Objective – Answer with a single number: the count of lines that include the string "this".

Records for processing –
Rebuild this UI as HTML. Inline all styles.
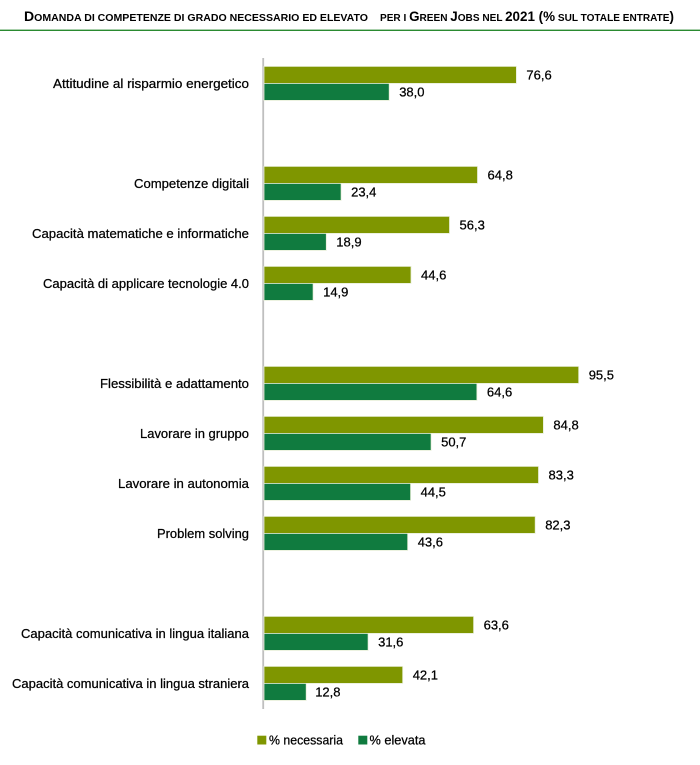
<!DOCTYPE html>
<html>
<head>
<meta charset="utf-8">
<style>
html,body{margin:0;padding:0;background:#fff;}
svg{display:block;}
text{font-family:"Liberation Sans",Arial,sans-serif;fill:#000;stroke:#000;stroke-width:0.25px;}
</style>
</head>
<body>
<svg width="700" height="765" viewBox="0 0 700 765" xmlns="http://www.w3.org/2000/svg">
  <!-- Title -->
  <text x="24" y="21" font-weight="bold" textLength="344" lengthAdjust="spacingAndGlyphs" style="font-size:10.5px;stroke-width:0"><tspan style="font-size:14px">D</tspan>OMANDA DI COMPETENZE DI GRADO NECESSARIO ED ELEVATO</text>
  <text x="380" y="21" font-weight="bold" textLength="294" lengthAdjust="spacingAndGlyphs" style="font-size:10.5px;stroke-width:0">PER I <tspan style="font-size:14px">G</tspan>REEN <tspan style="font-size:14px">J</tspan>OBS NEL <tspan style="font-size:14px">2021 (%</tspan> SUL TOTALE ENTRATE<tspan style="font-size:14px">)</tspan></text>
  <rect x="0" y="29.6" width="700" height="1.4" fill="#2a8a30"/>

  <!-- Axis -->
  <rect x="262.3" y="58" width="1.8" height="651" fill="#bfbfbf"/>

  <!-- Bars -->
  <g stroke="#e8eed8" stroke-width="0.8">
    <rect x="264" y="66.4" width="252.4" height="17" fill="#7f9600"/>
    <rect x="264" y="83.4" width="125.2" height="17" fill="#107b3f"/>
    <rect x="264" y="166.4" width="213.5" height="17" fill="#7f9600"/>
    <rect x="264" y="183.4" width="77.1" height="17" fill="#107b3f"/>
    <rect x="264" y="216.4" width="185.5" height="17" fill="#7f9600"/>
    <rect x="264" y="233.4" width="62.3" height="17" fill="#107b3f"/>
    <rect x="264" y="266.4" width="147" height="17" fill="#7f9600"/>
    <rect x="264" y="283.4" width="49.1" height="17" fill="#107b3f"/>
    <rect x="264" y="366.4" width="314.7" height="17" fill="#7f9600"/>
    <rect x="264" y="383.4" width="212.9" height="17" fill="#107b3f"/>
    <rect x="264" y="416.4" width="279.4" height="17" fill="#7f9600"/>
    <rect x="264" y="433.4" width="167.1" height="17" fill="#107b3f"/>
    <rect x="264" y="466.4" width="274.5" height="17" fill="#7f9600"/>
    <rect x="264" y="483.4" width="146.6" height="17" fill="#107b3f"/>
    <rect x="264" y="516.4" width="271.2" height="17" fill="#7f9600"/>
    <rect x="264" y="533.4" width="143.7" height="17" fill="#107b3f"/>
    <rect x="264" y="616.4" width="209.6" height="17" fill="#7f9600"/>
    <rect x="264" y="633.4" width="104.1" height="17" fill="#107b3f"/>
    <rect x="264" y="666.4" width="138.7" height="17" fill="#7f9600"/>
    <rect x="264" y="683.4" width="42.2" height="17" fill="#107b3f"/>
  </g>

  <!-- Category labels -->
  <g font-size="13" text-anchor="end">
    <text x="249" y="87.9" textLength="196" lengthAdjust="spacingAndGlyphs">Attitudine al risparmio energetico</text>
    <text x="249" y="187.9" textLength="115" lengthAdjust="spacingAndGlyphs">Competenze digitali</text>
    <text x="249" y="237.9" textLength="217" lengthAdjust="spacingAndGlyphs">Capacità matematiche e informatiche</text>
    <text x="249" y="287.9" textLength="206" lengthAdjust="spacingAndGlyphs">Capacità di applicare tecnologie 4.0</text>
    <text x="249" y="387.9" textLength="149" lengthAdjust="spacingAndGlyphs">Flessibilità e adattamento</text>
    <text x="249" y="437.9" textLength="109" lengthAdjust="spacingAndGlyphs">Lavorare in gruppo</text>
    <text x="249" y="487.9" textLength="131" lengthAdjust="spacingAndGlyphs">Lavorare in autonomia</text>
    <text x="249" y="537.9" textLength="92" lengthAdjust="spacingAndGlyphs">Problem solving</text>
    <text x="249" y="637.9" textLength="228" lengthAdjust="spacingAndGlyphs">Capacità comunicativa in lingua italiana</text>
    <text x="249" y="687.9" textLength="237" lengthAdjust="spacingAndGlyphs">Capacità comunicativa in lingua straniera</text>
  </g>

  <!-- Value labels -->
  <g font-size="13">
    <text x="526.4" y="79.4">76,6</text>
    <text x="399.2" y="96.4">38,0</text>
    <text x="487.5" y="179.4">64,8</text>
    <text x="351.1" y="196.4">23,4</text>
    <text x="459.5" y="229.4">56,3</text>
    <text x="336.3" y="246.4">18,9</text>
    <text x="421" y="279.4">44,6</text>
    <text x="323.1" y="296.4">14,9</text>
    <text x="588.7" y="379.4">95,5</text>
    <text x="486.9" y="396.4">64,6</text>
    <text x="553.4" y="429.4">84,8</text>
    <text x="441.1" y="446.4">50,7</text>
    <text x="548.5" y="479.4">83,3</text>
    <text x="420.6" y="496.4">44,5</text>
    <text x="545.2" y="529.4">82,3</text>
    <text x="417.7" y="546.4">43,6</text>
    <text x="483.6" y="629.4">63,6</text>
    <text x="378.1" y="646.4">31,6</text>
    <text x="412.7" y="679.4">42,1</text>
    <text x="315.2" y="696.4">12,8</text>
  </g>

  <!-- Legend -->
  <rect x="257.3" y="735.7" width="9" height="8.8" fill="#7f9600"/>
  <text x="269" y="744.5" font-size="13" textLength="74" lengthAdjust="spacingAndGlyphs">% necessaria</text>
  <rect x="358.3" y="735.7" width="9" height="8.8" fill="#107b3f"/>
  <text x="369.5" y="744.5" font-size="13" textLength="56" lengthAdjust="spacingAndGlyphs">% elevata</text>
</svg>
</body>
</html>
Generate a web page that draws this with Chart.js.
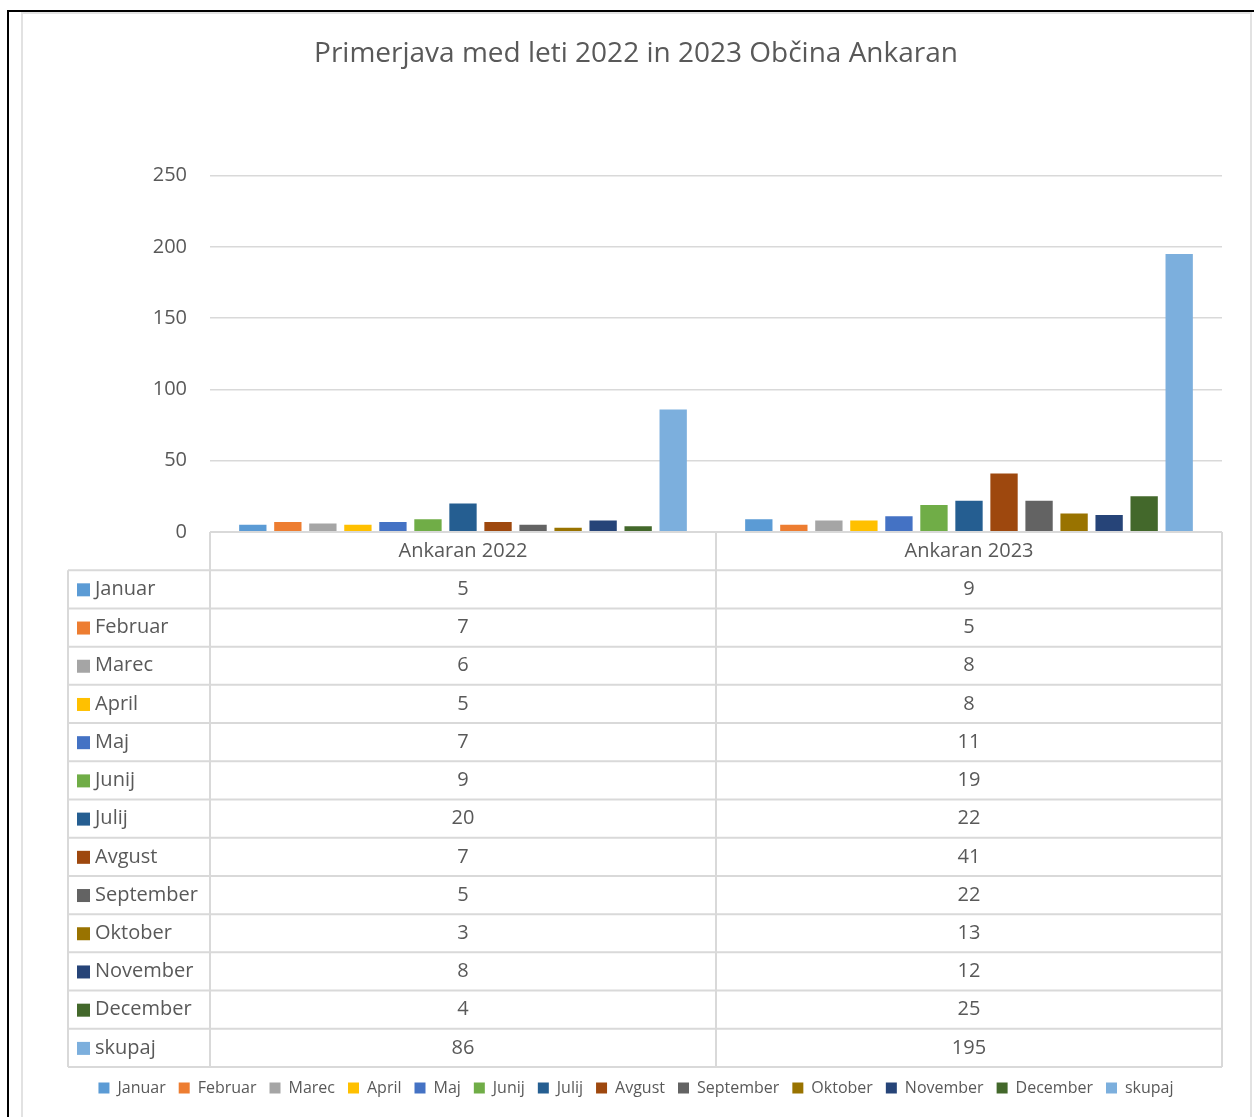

Answer to the exercise – 2